§ Supplied data:
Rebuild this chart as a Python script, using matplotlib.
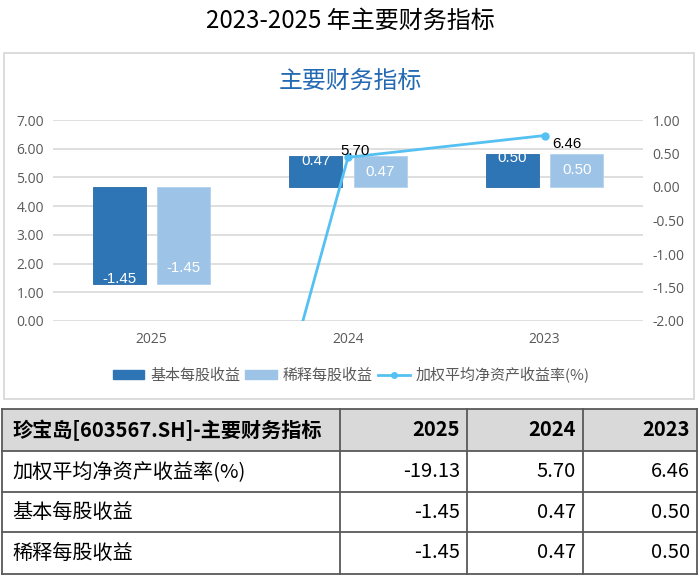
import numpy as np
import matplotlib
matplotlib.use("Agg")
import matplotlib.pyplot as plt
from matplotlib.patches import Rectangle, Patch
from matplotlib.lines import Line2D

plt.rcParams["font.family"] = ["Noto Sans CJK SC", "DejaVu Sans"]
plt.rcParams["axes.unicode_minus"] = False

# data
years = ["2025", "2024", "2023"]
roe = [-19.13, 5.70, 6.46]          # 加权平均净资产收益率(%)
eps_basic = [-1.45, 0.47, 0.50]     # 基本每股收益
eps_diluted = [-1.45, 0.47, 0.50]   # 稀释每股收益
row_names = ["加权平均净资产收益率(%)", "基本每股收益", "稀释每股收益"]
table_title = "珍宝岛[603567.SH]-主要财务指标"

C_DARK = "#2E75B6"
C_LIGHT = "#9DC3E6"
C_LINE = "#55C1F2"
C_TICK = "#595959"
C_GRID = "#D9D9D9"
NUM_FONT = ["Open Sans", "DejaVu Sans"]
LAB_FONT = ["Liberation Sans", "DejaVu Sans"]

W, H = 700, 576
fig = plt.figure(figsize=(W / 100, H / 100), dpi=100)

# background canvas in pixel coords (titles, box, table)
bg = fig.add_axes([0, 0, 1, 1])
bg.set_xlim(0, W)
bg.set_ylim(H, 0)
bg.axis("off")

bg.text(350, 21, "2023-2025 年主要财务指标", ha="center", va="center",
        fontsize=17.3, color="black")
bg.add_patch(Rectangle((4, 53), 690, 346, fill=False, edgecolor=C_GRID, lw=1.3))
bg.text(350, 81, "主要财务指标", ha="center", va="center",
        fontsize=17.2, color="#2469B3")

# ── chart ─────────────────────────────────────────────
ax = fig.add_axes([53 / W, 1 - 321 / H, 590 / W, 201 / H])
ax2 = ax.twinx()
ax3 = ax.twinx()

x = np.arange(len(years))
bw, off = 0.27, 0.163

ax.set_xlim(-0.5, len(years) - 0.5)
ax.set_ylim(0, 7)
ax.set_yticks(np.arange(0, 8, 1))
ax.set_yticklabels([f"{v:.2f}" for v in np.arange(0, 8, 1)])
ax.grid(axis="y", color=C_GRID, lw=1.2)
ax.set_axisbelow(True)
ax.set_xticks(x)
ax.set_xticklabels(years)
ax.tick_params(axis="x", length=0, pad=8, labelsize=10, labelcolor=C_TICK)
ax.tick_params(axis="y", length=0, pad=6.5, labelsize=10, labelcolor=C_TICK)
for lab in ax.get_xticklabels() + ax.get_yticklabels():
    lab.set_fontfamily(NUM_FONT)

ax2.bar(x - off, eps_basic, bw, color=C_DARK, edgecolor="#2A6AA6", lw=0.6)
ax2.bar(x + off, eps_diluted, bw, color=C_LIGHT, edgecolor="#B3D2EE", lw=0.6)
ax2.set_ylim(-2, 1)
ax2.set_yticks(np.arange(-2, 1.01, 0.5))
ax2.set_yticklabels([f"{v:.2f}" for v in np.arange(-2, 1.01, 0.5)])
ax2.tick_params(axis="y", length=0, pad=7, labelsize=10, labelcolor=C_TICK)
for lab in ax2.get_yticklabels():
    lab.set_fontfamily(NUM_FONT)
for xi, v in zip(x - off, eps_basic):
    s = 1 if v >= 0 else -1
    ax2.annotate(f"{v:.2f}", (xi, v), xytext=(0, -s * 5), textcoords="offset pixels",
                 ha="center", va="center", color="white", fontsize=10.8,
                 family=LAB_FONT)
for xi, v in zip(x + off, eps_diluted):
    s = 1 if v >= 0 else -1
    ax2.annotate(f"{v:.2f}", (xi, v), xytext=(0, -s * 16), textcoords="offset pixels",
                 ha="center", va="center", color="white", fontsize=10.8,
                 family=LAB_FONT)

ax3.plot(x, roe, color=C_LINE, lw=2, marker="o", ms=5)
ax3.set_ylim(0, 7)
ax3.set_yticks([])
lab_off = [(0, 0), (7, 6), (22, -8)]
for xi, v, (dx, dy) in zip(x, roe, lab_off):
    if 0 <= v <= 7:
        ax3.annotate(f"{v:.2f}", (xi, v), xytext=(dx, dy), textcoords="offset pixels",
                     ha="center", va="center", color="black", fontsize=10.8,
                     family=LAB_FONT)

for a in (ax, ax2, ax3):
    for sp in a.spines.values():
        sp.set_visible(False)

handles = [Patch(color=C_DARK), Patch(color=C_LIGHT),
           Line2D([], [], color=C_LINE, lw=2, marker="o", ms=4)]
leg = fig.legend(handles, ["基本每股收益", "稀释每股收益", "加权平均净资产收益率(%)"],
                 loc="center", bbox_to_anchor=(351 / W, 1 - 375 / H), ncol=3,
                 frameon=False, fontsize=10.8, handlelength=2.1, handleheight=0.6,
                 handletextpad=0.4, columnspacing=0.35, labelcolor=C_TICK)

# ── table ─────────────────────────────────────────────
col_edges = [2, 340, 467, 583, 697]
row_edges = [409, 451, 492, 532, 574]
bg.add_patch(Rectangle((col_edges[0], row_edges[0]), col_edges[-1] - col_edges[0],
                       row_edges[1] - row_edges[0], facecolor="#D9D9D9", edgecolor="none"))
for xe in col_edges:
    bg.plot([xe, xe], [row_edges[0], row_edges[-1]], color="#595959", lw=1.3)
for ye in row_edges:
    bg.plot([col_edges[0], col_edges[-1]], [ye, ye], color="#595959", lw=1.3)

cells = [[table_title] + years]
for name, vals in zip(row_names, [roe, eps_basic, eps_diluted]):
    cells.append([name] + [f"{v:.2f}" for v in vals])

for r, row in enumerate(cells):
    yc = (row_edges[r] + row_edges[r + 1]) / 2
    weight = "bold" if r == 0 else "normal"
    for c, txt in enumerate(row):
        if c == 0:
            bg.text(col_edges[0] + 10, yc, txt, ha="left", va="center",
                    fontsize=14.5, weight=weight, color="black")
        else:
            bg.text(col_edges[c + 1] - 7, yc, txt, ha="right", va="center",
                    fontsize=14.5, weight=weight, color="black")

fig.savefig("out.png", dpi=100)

§ Aim:
Output the data above without changes, apart from leaving out the pictures.

§ Solved problem:
Rebuild this chart as a Python script, using matplotlib.
import numpy as np
import matplotlib
matplotlib.use("Agg")
import matplotlib.pyplot as plt
from matplotlib.patches import Rectangle, Patch
from matplotlib.lines import Line2D

plt.rcParams["font.family"] = ["Noto Sans CJK SC", "DejaVu Sans"]
plt.rcParams["axes.unicode_minus"] = False

# data
years = ["2025", "2024", "2023"]
roe = [-19.13, 5.70, 6.46]          # 加权平均净资产收益率(%)
eps_basic = [-1.45, 0.47, 0.50]     # 基本每股收益
eps_diluted = [-1.45, 0.47, 0.50]   # 稀释每股收益
row_names = ["加权平均净资产收益率(%)", "基本每股收益", "稀释每股收益"]
table_title = "珍宝岛[603567.SH]-主要财务指标"

C_DARK = "#2E75B6"
C_LIGHT = "#9DC3E6"
C_LINE = "#55C1F2"
C_TICK = "#595959"
C_GRID = "#D9D9D9"
NUM_FONT = ["Open Sans", "DejaVu Sans"]
LAB_FONT = ["Liberation Sans", "DejaVu Sans"]

W, H = 700, 576
fig = plt.figure(figsize=(W / 100, H / 100), dpi=100)

# background canvas in pixel coords (titles, box, table)
bg = fig.add_axes([0, 0, 1, 1])
bg.set_xlim(0, W)
bg.set_ylim(H, 0)
bg.axis("off")

bg.text(350, 21, "2023-2025 年主要财务指标", ha="center", va="center",
        fontsize=17.3, color="black")
bg.add_patch(Rectangle((4, 53), 690, 346, fill=False, edgecolor=C_GRID, lw=1.3))
bg.text(350, 81, "主要财务指标", ha="center", va="center",
        fontsize=17.2, color="#2469B3")

# ── chart ─────────────────────────────────────────────
ax = fig.add_axes([53 / W, 1 - 321 / H, 590 / W, 201 / H])
ax2 = ax.twinx()
ax3 = ax.twinx()

x = np.arange(len(years))
bw, off = 0.27, 0.163

ax.set_xlim(-0.5, len(years) - 0.5)
ax.set_ylim(0, 7)
ax.set_yticks(np.arange(0, 8, 1))
ax.set_yticklabels([f"{v:.2f}" for v in np.arange(0, 8, 1)])
ax.grid(axis="y", color=C_GRID, lw=1.2)
ax.set_axisbelow(True)
ax.set_xticks(x)
ax.set_xticklabels(years)
ax.tick_params(axis="x", length=0, pad=8, labelsize=10, labelcolor=C_TICK)
ax.tick_params(axis="y", length=0, pad=6.5, labelsize=10, labelcolor=C_TICK)
for lab in ax.get_xticklabels() + ax.get_yticklabels():
    lab.set_fontfamily(NUM_FONT)

ax2.bar(x - off, eps_basic, bw, color=C_DARK, edgecolor="#2A6AA6", lw=0.6)
ax2.bar(x + off, eps_diluted, bw, color=C_LIGHT, edgecolor="#B3D2EE", lw=0.6)
ax2.set_ylim(-2, 1)
ax2.set_yticks(np.arange(-2, 1.01, 0.5))
ax2.set_yticklabels([f"{v:.2f}" for v in np.arange(-2, 1.01, 0.5)])
ax2.tick_params(axis="y", length=0, pad=7, labelsize=10, labelcolor=C_TICK)
for lab in ax2.get_yticklabels():
    lab.set_fontfamily(NUM_FONT)
for xi, v in zip(x - off, eps_basic):
    s = 1 if v >= 0 else -1
    ax2.annotate(f"{v:.2f}", (xi, v), xytext=(0, -s * 5), textcoords="offset pixels",
                 ha="center", va="center", color="white", fontsize=10.8,
                 family=LAB_FONT)
for xi, v in zip(x + off, eps_diluted):
    s = 1 if v >= 0 else -1
    ax2.annotate(f"{v:.2f}", (xi, v), xytext=(0, -s * 16), textcoords="offset pixels",
                 ha="center", va="center", color="white", fontsize=10.8,
                 family=LAB_FONT)

ax3.plot(x, roe, color=C_LINE, lw=2, marker="o", ms=5)
ax3.set_ylim(0, 7)
ax3.set_yticks([])
lab_off = [(0, 0), (7, 6), (22, -8)]
for xi, v, (dx, dy) in zip(x, roe, lab_off):
    if 0 <= v <= 7:
        ax3.annotate(f"{v:.2f}", (xi, v), xytext=(dx, dy), textcoords="offset pixels",
                     ha="center", va="center", color="black", fontsize=10.8,
                     family=LAB_FONT)

for a in (ax, ax2, ax3):
    for sp in a.spines.values():
        sp.set_visible(False)

handles = [Patch(color=C_DARK), Patch(color=C_LIGHT),
           Line2D([], [], color=C_LINE, lw=2, marker="o", ms=4)]
leg = fig.legend(handles, ["基本每股收益", "稀释每股收益", "加权平均净资产收益率(%)"],
                 loc="center", bbox_to_anchor=(351 / W, 1 - 375 / H), ncol=3,
                 frameon=False, fontsize=10.8, handlelength=2.1, handleheight=0.6,
                 handletextpad=0.4, columnspacing=0.35, labelcolor=C_TICK)

# ── table ─────────────────────────────────────────────
col_edges = [2, 340, 467, 583, 697]
row_edges = [409, 451, 492, 532, 574]
bg.add_patch(Rectangle((col_edges[0], row_edges[0]), col_edges[-1] - col_edges[0],
                       row_edges[1] - row_edges[0], facecolor="#D9D9D9", edgecolor="none"))
for xe in col_edges:
    bg.plot([xe, xe], [row_edges[0], row_edges[-1]], color="#595959", lw=1.3)
for ye in row_edges:
    bg.plot([col_edges[0], col_edges[-1]], [ye, ye], color="#595959", lw=1.3)

cells = [[table_title] + years]
for name, vals in zip(row_names, [roe, eps_basic, eps_diluted]):
    cells.append([name] + [f"{v:.2f}" for v in vals])

for r, row in enumerate(cells):
    yc = (row_edges[r] + row_edges[r + 1]) / 2
    weight = "bold" if r == 0 else "normal"
    for c, txt in enumerate(row):
        if c == 0:
            bg.text(col_edges[0] + 10, yc, txt, ha="left", va="center",
                    fontsize=14.5, weight=weight, color="black")
        else:
            bg.text(col_edges[c + 1] - 7, yc, txt, ha="right", va="center",
                    fontsize=14.5, weight=weight, color="black")

fig.savefig("out.png", dpi=100)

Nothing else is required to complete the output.